Thermoplastic composites (TPC) have the ability to be welded, which contributes to their cost-effective manufacturing. Welding requires local heating under pressure to soften or melt the thermoplastic resin of the joining surfaces and to allow for intimate contact and subsequent inter-diffusion of thermoplastic polymer chains across the welding interface. Once molecular inter-diffusion is achieved, cooling down under pressure consolidates the welded joint. Several welding techniques are applicable to thermoplastic composites which differ mainly in the source of heat1, however, the main "adhesion" mechanism, i.e., molecular entanglement, remains unchanged. Ultrasonic welding offers very short welding times (in the order of a few seconds), easy automation and it is virtually independent of the type of reinforcement in the thermoplastic composite substrates. Moreover, it offers the possibility for in situ monitoring2,3, which can be used for in line quality assurance or for fast definition of processing windows4. Ultrasonic welding of thermoplastic composites is mostly a spot welding process, however successful welding of longer seams through sequential ultrasonic welding has been reported in literature5. As opposed to resistance or induction welding, ultrasonic welding has not been industrially applied for structural joints between thermoplastic composite parts so far. Nevertheless, significant effort is currently being devoted to further development of structural ultrasonic welding of thermoplastic composites for aircraft applications.
In ultrasonic welding, the parts to be joined are subjected to a combination of static force and high-frequency low-amplitude mechanical vibrations transverse to the welding interface, which results in heat generation through surface and viscoelastic heating. Preferential heating at the welding interface is promoted through the use of resin protrusions on the surfaces to be welded which undergo higher cyclic strain, and thus higher viscoelastic heating, than the substrates6. Force and vibration are exerted onto the parts to be welded through a sonotrode connected to a press and to an ultrasonic train consisting of piezo electric converter and booster. Depending on the distance between the point where the sonotrode contacts the part to be joined and the welding interface, a distinction can be made between near-field and far-field ultrasonic welding. Near-field welding (less than 6 mm between sonotrode and welding interface) is applicable to a wider range of materials whilst the applicability of far-field welding to a specific thermoplastic material is highly dependent on the ability of the material to conduct sound waves6.

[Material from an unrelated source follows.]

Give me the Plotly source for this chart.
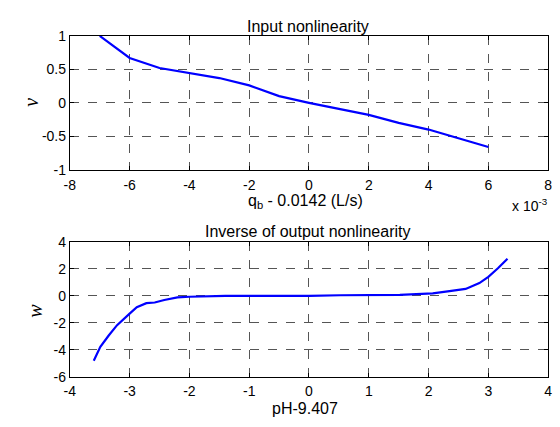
import plotly.graph_objects as go

# Top: input nonlinearity (x in units of 1e-3 L/s)
q_dev = [-7, -6, -5, -4, -3, -2, -1, 0, 1, 2, 3, 4, 5, 6]
v_vals = [1.0, 0.67, 0.52, 0.45, 0.37, 0.26, 0.10, 0.0, -0.09, -0.18, -0.30, -0.40, -0.53, -0.66]

# Bottom: inverse of output nonlinearity
ph_dev = [-3.6, -3.49, -3.35, -3.21, -3.0, -2.88, -2.72, -2.58, -2.42, -2.2, -2.0, -1.5, -1.4,
          0.0, 0.5, 0.52, 1.52, 1.85, 2.07, 2.35, 2.62, 2.85, 3.0, 3.16, 3.32]
w_vals = [-4.82, -3.79, -2.95, -2.18, -1.32, -0.84, -0.55, -0.5, -0.31, -0.12, -0.07, -0.04, 0.0,
          0.0, 0.0, 0.04, 0.07, 0.11, 0.18, 0.35, 0.51, 0.94, 1.41, 2.04, 2.75]

top_xticks = [-8, -6, -4, -2, 0, 2, 4, 6, 8]
top_xlabels = ["-8", "-6", "-4", "-2", "0", "2", "4", "6", "8"]
top_yticks = [-1, -0.5, 0, 0.5, 1]
top_ylabels = ["-1", "-0.5", "0", "0.5", "1"]
bot_xticks = [-4, -3, -2, -1, 0, 1, 2, 3, 4]
bot_xlabels = ["-4", "-3", "-2", "-1", "0", "1", "2", "3", "4"]
bot_yticks = [-6, -4, -2, 0, 2, 4]
bot_ylabels = ["-6", "-4", "-2", "0", "2", "4"]

W, H = 560, 427
x0, x1 = 65, 552
top_y0, top_y1 = 29, 168
bot_y0, bot_y1 = 243, 383

fig = go.Figure()
fig.add_trace(go.Scatter(x=q_dev, y=v_vals, mode="lines",
                         line=dict(color="#0000ff", width=2.2), xaxis="x", yaxis="y"))
fig.add_trace(go.Scatter(x=ph_dev, y=w_vals, mode="lines",
                         line=dict(color="#0000ff", width=2.2), xaxis="x2", yaxis="y2"))

font = "Liberation Sans, Arial, Helvetica, sans-serif"
serif = "Liberation Serif, Times New Roman, serif"
axcommon = dict(showline=True, linecolor="black", linewidth=1, mirror="ticks",
                ticks="inside", ticklen=4, tickcolor="black",
                showgrid=True, gridcolor="#555555", griddash="dash", gridwidth=1,
                zeroline=False, tickfont=dict(family=font, size=14, color="black"))

dx = [x0 / W, x1 / W]
fig.update_layout(
    width=W, height=H, margin=dict(l=0, r=0, t=0, b=0),
    paper_bgcolor="white", plot_bgcolor="white", showlegend=False,
    xaxis=dict(domain=dx, range=[-8, 8], tickvals=top_xticks, ticktext=top_xlabels,
               anchor="y", ticklabelstandoff=2, **axcommon),
    yaxis=dict(domain=[1 - top_y1 / H, 1 - top_y0 / H], range=[-1, 1],
               tickvals=top_yticks, ticktext=top_ylabels, anchor="x", **axcommon),
    xaxis2=dict(domain=dx, range=[-4, 4], tickvals=bot_xticks, ticktext=bot_xlabels,
                anchor="y2", ticklabelstandoff=2, **axcommon),
    yaxis2=dict(domain=[1 - bot_y1 / H, 1 - bot_y0 / H], range=[-6, 4],
                tickvals=bot_yticks, ticktext=bot_ylabels, anchor="x2", **axcommon),
)

ann = [
    dict(text="Input nonlinearity", x=307, y=19, size=16, fam=font, ang=0),
    dict(text="q<sub>b</sub> - 0.0142 (L/s)", x=305, y=201, size=16, fam=font, ang=0),
    dict(text="Inverse of output nonlinearity", x=307, y=232, size=16, fam=font, ang=0),
    dict(text="pH-9.407", x=304, y=416, size=16, fam=font, ang=0),
    dict(text="x 10<sup>-3</sup>", x=534, y=205, size=14, fam=font, ang=0),
    dict(text="<i>v</i>", x=26, y=98, size=20, fam=serif, ang=-90),
    dict(text="<i>w</i>", x=30, y=314, size=20, fam=serif, ang=-90),
]
for a in ann:
    fig.add_annotation(text=a["text"], x=a["x"] / W, y=1 - a["y"] / H, xref="paper", yref="paper",
                       xanchor="center", yanchor="middle", showarrow=False, textangle=a["ang"],
                       font=dict(family=a["fam"], size=a["size"], color="black"))

fig.write_html("out.html")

The ultrasonic welding process can be divided into three main phases. Firstly, a force build-up phase, during which the sonotrode gradually increases the force on the parts to be welded until a certain trigger force is reached. No vibration is applied during this phase. Secondly, a vibration phase, which starts once the trigger force is reached. In this phase the sonotrode vibrates at the prescribed amplitude for a certain amount of time generating the heat needed for the welding process. Microprocessor controlled ultrasonic welders provide several options to control the duration of the vibration phase, among them time (i.e., direct control), displacement or energy (indirect control). The force applied during this phase, i.e., welding force, can be kept constant and equal to the trigger force or can be gradually varied during application of the vibration. Thirdly, a solidification phase, during which the welded parts are allowed to cool down under a certain solidification force for a certain amount of time. No vibration is applied during this last stage.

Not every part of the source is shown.